Although a steady downtrend may develop, it is equally possible that the major indices will enter into an extended period of sideways, range-bound trading action, particularly in the Nasdaq. Based on the divergence between the S&P 500/Dow Jones and the Nasdaq over the past several days, we feel there is a good possibility that the Nasdaq will trade sideways while the S&P and Dow trend lower. If this occurs, your best bet is to short the downtrending sectors and indices rather than attempting to trade the one that is stuck in a trading range. At this point, it’s all just educated speculation, but time will tell whether or not a change in our normal trading time frame is required. Remember that the best traders are out of the markets more than they are in the markets, so don’t feel the need to trade every day.

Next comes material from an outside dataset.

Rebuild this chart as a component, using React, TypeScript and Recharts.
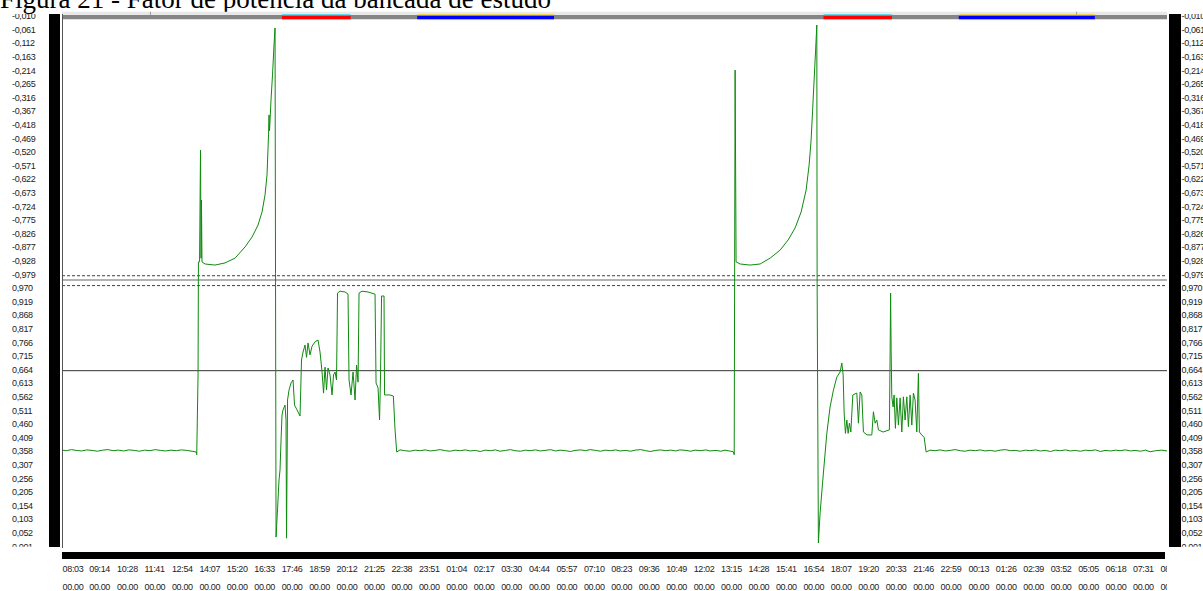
import React from 'react';
import { LineChart, Line, XAxis, YAxis, ReferenceLine, ReferenceArea } from 'recharts';

// time = minutes since 08:03 (day 1); pf = power factor (negative = capacitive, upper half)
const baselineMorning: [number, number][] = [
  [0, 0.362], [12, 0.36], [25, 0.364], [38, 0.361], [52, 0.359], [66, 0.363], [80, 0.361], [94, 0.358],
  [108, 0.362], [122, 0.364], [136, 0.36], [150, 0.362], [164, 0.359], [178, 0.363], [192, 0.361],
  [206, 0.358], [220, 0.362], [234, 0.36], [248, 0.364], [262, 0.361], [276, 0.359], [290, 0.362],
  [304, 0.36], [318, 0.363], [332, 0.361], [346, 0.358], [357, 0.355], [358.5, 0.345],
];

const eventDay1: [number, number][] = [
  [362, 0.644], [363, -0.932], [366, -0.932], [368.5, -0.513], [370, -0.918], [371, -0.7], [372.5, -0.932],
  [380.5, -0.94], [407, -0.944], [433.7, -0.936], [460.4, -0.918], [487, -0.876], [505.6, -0.839],
  [521.6, -0.794], [532.2, -0.745], [540.2, -0.681], [545.5, -0.606], [549.5, -0.456], [550.8, -0.381],
  [552.2, -0.44], [556.1, -0.325], [560.1, -0.231], [564.1, -0.119], [566.8, -0.055], [568.1, -0.975],
  [569.5, 0.036], [573.4, 0.138], [577.4, 0.25], [580.1, 0.288], [582.8, 0.4], [585.4, 0.494],
  [588.1, 0.513], [593.4, 0.531], [596.1, 0.474], [597.4, 0.032], [600.1, 0.55], [604, 0.587],
  [609.4, 0.614], [614.7, 0.625], [618.7, 0.531], [625.3, 0.513], [633.3, 0.49], [637.3, 0.7],
  [641.3, 0.73], [646.6, 0.756], [650.6, 0.71], [654.6, 0.764], [659.9, 0.719], [665.3, 0.752],
  [673.2, 0.768], [681.2, 0.775], [686.5, 0.73], [691.9, 0.655], [695.9, 0.576], [699.8, 0.673],
  [703.8, 0.588], [707.8, 0.67], [713.1, 0.644], [718.5, 0.569], [722.5, 0.644], [726.4, 0.655],
  [730.4, 0.625], [733.1, 0.951], [739.8, 0.958], [753.1, 0.955], [761, 0.947], [763.7, 0.625],
  [769, 0.569], [774.4, 0.655], [779.7, 0.55], [783.7, 0.681], [787.7, 0.617], [790.3, 0.951],
  [798.3, 0.958], [814.3, 0.955], [832.9, 0.947], [835.6, 0.614], [840.9, 0.595], [844.9, 0.475],
  [847.5, 0.644], [850.2, 0.94], [856.8, 0.94], [858.2, 0.569], [872.8, 0.569], [881.6, 0.565],
  [886.1, 0.438], [890.6, 0.355],
];

const baselineNight: [number, number][] = [
  [899.4, 0.363], [912, 0.36], [926, 0.358], [940, 0.362], [953, 0.36], [966, 0.363], [980, 0.359],
  [993, 0.361], [1006, 0.364], [1020, 0.36], [1033, 0.358], [1046, 0.362], [1060, 0.36], [1073, 0.363],
  [1086, 0.359], [1100, 0.361], [1113, 0.357], [1126, 0.362], [1140, 0.36], [1153, 0.363], [1165, 0.358],
  [1180, 0.361], [1193, 0.364], [1205, 0.36], [1220, 0.358], [1233, 0.362], [1245, 0.36], [1260, 0.363],
  [1273, 0.359], [1285, 0.361], [1300, 0.364], [1313, 0.359], [1325, 0.362], [1340, 0.36], [1353, 0.357],
  [1365, 0.361], [1380, 0.363], [1393, 0.36], [1405, 0.364], [1420, 0.361], [1433, 0.358], [1445, 0.362],
  [1460, 0.36], [1473, 0.363], [1485, 0.359], [1500, 0.361], [1513, 0.358], [1525, 0.362], [1540, 0.364],
  [1553, 0.36], [1565, 0.357], [1580, 0.361], [1593, 0.363], [1605, 0.36], [1620, 0.362], [1633, 0.359],
  [1644, 0.363], [1660, 0.361], [1673, 0.358], [1684, 0.362], [1700, 0.36], [1713, 0.363], [1724, 0.359],
  [1740, 0.361], [1753, 0.358], [1764, 0.362], [1776, 0.359], [1786, 0.356],
];

const eventDay2: [number, number][] = [
  [1788.5, 0.345], [1790.9, -0.213], [1793.5, -0.932], [1804.2, -0.94], [1830.8, -0.944], [1857.4, -0.94],
  [1884, -0.918], [1910.6, -0.888], [1931.9, -0.85], [1950.5, -0.805], [1966.5, -0.745], [1979.8, -0.663],
  [1987.8, -0.569], [1993.1, -0.475], [1997.1, -0.363], [2001.1, -0.25], [2005.1, -0.138], [2008.3, -0.044],
  [2009.1, 0.988], [2012.5, 0.014], [2017, 0.126], [2025.8, 0.276], [2034.9, 0.425], [2043.6, 0.524],
  [2052.5, 0.587], [2061.5, 0.636], [2070.3, 0.655], [2074.8, 0.689], [2078.3, 0.644], [2081, 0.501],
  [2084.4, 0.425], [2088.1, 0.475], [2091.6, 0.425], [2095, 0.463], [2098.8, 0.43], [2104.1, 0.569],
  [2114.7, 0.576], [2119, 0.463], [2123.5, 0.58], [2128, 0.569], [2132.3, 0.43], [2142.1, 0.419],
  [2154.6, 0.419], [2158.9, 0.506], [2163.4, 0.463], [2167.9, 0.475], [2172.2, 0.438], [2184.7, 0.43],
  [2201.4, 0.438], [2203.3, 0.726], [2204.6, 0.951], [2206, 0.737], [2207.8, 0.562], [2211.3, 0.524],
  [2213.9, 0.569], [2217.4, 0.444], [2221.1, 0.558], [2225.4, 0.456], [2229.9, 0.558], [2234.4, 0.43],
  [2238.7, 0.562], [2243.2, 0.475], [2247.7, 0.562], [2252, 0.45], [2256.5, 0.569], [2261, 0.456],
  [2265.3, 0.576], [2269.8, 0.55], [2274.3, 0.43], [2278.6, 0.65], [2281.2, 0.43], [2287.6, 0.419],
  [2293.8, 0.41], [2299.1, 0.355],
];

const baselineLast: [number, number][] = [
  [2309.7, 0.362], [2323, 0.36], [2336, 0.363], [2350, 0.359], [2363, 0.361], [2376, 0.364], [2390, 0.36],
  [2403, 0.358], [2416, 0.362], [2430, 0.36], [2443, 0.363], [2456, 0.359], [2470, 0.361], [2483, 0.358],
  [2496, 0.362], [2510, 0.364], [2523, 0.36], [2536, 0.361], [2550, 0.358], [2563, 0.362], [2576, 0.36],
  [2590, 0.363], [2603, 0.359], [2616, 0.361], [2630, 0.357], [2643, 0.362], [2656, 0.36], [2670, 0.363],
  [2683, 0.359], [2696, 0.361], [2710, 0.358], [2723, 0.362], [2735, 0.36], [2750, 0.363], [2763, 0.357],
  [2775, 0.361], [2790, 0.359], [2803, 0.362], [2815, 0.36], [2830, 0.363], [2843, 0.359], [2855, 0.361],
  [2870, 0.358], [2883, 0.362], [2895, 0.356], [2910, 0.36], [2925, 0.362], [2940, 0.359],
];

// tariff periods shown in the top band (minutes since start)
const peakPeriods: [number, number][] = [[585, 768], [2026, 2208]];
const reservedPeriods: [number, number][] = [[945, 1309], [2386, 2748]];
const cursorMarks: number[] = [234, 2698];

const yTickPF: number[] = [
  -0.01, -0.061, -0.112, -0.163, -0.214, -0.265, -0.316, -0.367, -0.418, -0.469, -0.52, -0.571, -0.622,
  -0.673, -0.724, -0.775, -0.826, -0.877, -0.928, -0.979, 0.97, 0.919, 0.868, 0.817, 0.766, 0.715, 0.664,
  0.613, 0.562, 0.511, 0.46, 0.409, 0.358, 0.307, 0.256, 0.205, 0.154, 0.103, 0.052, 0.001,
];

const xTickLabels: string[] = [
  '08:03', '09:14', '10:28', '11:41', '12:54', '14:07', '15:20', '16:33', '17:46', '18:59', '20:12',
  '21:25', '22:38', '23:51', '01:04', '02:17', '03:30', '04:44', '05:57', '07:10', '08:23', '09:36',
  '10:49', '12:02', '13:15', '14:28', '15:41', '16:54', '18:07', '19:20', '20:33', '21:46', '22:59',
  '00:13', '01:26', '02:39', '03:52', '05:05', '06:18', '07:31', '08:44',
];

const refDashed: number[] = [-0.984, 0.979];
const refUnity = 1.0;
const refTarget = 0.66;
const X_END = 2940;

// map pf to continuous axis position: -0 at top, ±1 in the middle, +0 at the bottom
const toU = (pf: number) => (pf < 0 ? -pf : 2 - pf);
const fmtU = (u: number) => {
  const pf = u < 1 ? -u : 2 - u;
  return pf.toFixed(3).replace('.', ',');
};

const data = [...baselineMorning, ...eventDay1, ...baselineNight, ...eventDay2, ...baselineLast].map(
  ([t, pf]) => ({ t, u: toU(pf) })
);

const yTicks = yTickPF.map(toU);

const xTicks = (() => {
  const out: number[] = [];
  let prev = -1;
  let dayAdd = 0;
  const start = 8 * 60 + 3;
  xTickLabels.forEach((s) => {
    const [h, m] = s.split(':').map(Number);
    let v = h * 60 + m + dayAdd;
    if (v < prev) {
      dayAdd += 1440;
      v += 1440;
    }
    prev = v;
    out.push(v - start);
  });
  return out;
})();

const labelFont = 'Liberation Sans, Arial, sans-serif';

const LeftTick = (props: any) => {
  const { y, payload, index } = props;
  const id = `ycl-l-${index}`;
  return (
    <g>
      <defs>
        <clipPath id={id}>
          <rect x={0} y={14} width={60} height={532.7} />
        </clipPath>
      </defs>
      <text x={12} y={y + 3.2} fontFamily={labelFont} fontSize={9} letterSpacing={-0.35} fill="#222" clipPath={`url(#${id})`}>
        {fmtU(payload.value)}
      </text>
    </g>
  );
};

const RightTick = (props: any) => {
  const { y, payload, index } = props;
  const id = `ycl-r-${index}`;
  return (
    <g>
      <defs>
        <clipPath id={id}>
          <rect x={1150} y={14} width={60} height={532.7} />
        </clipPath>
      </defs>
      <text x={1181.5} y={y + 3.2} fontFamily={labelFont} fontSize={9} letterSpacing={-0.35} fill="#222" clipPath={`url(#${id})`}>
        {fmtU(payload.value)}
      </text>
    </g>
  );
};

const BottomTick = (props: any) => {
  const { x, index } = props;
  const id = `xcl-${index}`;
  return (
    <g>
      <defs>
        <clipPath id={id}>
          <rect x={0} y={548} width={1167} height={60} />
        </clipPath>
      </defs>
      <g clipPath={`url(#${id})`}>
        <text x={x + 0.6} y={571.5} fontFamily={labelFont} fontSize={9} letterSpacing={-0.36} fill="#222">
          {xTickLabels[index]}
        </text>
        <text x={x + 0.6} y={590} fontFamily={labelFont} fontSize={9} letterSpacing={-0.36} fill="#222">
          00.00
        </text>
      </g>
    </g>
  );
};

const block = (left: number, top: number, width: number, height: number, bg: string): React.CSSProperties => ({
  position: 'absolute',
  left,
  top,
  width,
  height,
  background: bg,
});

export default function App() {
  const bandTop = -0.006;
  const bandMid = 0.0064;
  const bandColorTop = 0.0038;
  const bandColorMid = 0.0082;
  const bandBottom = 0.0225;
  return (
    <div style={{ position: 'absolute', left: 0, top: 0, width: 1203, height: 591, overflow: 'hidden', background: '#fff' }}>
      <svg width={620} height={30} style={{ position: 'absolute', left: 0, top: 0 }}>
        <text x={0} y={7.8} fontFamily="Liberation Serif, Times New Roman, serif" fontSize={27} fill="#000">
          Figura 21 - Fator de potência da bancada de estudo
        </text>
      </svg>
      <div style={{ position: 'absolute', left: 0, top: 0 }}>
        <LineChart width={1203} height={591} data={data} margin={{ top: 13.3, right: 0, bottom: 0, left: 0 }}>
          <XAxis
            type="number"
            dataKey="t"
            domain={[0, X_END]}
            ticks={xTicks}
            interval={0}
            height={44.3}
            axisLine={false}
            tickLine={false}
            tick={<BottomTick />}
            allowDataOverflow
          />
          <YAxis
            yAxisId="l"
            type="number"
            domain={[0, 2]}
            reversed
            ticks={yTicks}
            interval={0}
            width={62}
            axisLine={false}
            tickLine={false}
            tick={<LeftTick />}
            allowDataOverflow
          />
          <YAxis
            yAxisId="r"
            orientation="right"
            type="number"
            domain={[0, 2]}
            reversed
            ticks={yTicks}
            interval={0}
            width={36}
            axisLine={false}
            tickLine={false}
            tick={<RightTick />}
            allowDataOverflow
          />
          <ReferenceArea yAxisId="l" x1={0} x2={X_END} y1={bandTop} y2={bandMid} fill="#e8e8e8" fillOpacity={1} stroke="none" ifOverflow="visible" />
          <ReferenceArea yAxisId="l" x1={0} x2={X_END} y1={bandMid} y2={bandBottom} fill="#858585" fillOpacity={1} stroke="none" ifOverflow="visible" />
          {cursorMarks.map((m, i) => (
            <ReferenceArea key={`cm${i}`} yAxisId="l" x1={m} x2={m + 2.6} y1={bandTop} y2={bandMid} fill="#9a9a9a" fillOpacity={1} stroke="none" ifOverflow="visible" />
          ))}
          {peakPeriods.map(([a, b], i) => (
            <ReferenceArea key={`pk${i}`} yAxisId="l" x1={a} x2={b} y1={bandColorMid} y2={bandBottom} fill="#ff0000" fillOpacity={1} stroke="none" ifOverflow="visible" />
          ))}
          {peakPeriods.map(([a, b], i) => (
            <ReferenceArea key={`pkc${i}`} yAxisId="l" x1={a} x2={b} y1={bandColorTop} y2={bandColorMid} fill="#30d8f0" fillOpacity={1} stroke="none" ifOverflow="visible" />
          ))}
          {reservedPeriods.map(([a, b], i) => (
            <ReferenceArea key={`rs${i}`} yAxisId="l" x1={a} x2={b} y1={bandColorMid} y2={bandBottom} fill="#0000ff" fillOpacity={1} stroke="none" ifOverflow="visible" />
          ))}
          {reservedPeriods.map(([a, b], i) => (
            <ReferenceArea key={`rsy${i}`} yAxisId="l" x1={a} x2={b} y1={bandColorTop} y2={bandColorMid} fill="#f0d020" fillOpacity={1} stroke="none" ifOverflow="visible" />
          ))}
          {refDashed.map((pf, i) => (
            <ReferenceLine key={`rd${i}`} yAxisId="l" y={toU(pf)} stroke="#404040" strokeDasharray="3 2" strokeWidth={1} />
          ))}
          <ReferenceLine yAxisId="l" y={refUnity} stroke="#666" strokeWidth={1} />
          <ReferenceLine yAxisId="l" y={toU(refTarget)} stroke="#333" strokeWidth={1} />
          <Line
            yAxisId="l"
            type="linear"
            dataKey="u"
            stroke="#0e8a0e"
            strokeWidth={1}
            dot={false}
            activeDot={false}
            isAnimationActive={false}
          />
        </LineChart>
      </div>
      <div style={block(49, 14, 11, 533, '#000')} />
      <div style={block(1169, 14, 12, 533, '#000')} />
      <div style={block(62, 14, 1, 534, '#555')} />
      <div style={block(62, 552, 1103, 7, '#000')} />
    </div>
  );
}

There’s a time to be aggressive and there’s a time to chill, and right now seems to be the latter. Cash is indeed a position, and often is the best one you can possibly have.

Today’s watch list:

There are no new plays for today. We will, however, send an e-mail update when/if we enter any new ETF swing positions today.

Daily Reality Report:

Below is Morpheus Trading Group’s daily
performance report of closed trades and an update on all open positions from The
Wagner Daily (Intraday Real-Time Room trades are reported separately in The
Wagner Weekly). Net P/L figures are based on the quantity of shares represented
in the MTG Position Sizing Model.

Closed Positions:

    IWM short (HALF position, from May 6) –
    shorted 112.15, covered 112.32, points = (0.17), net P/L = ($10)

Open Positions:



We closed the IWM short on Friday morning when it rallied to a new high and hit our stop. We were flat over the weekend.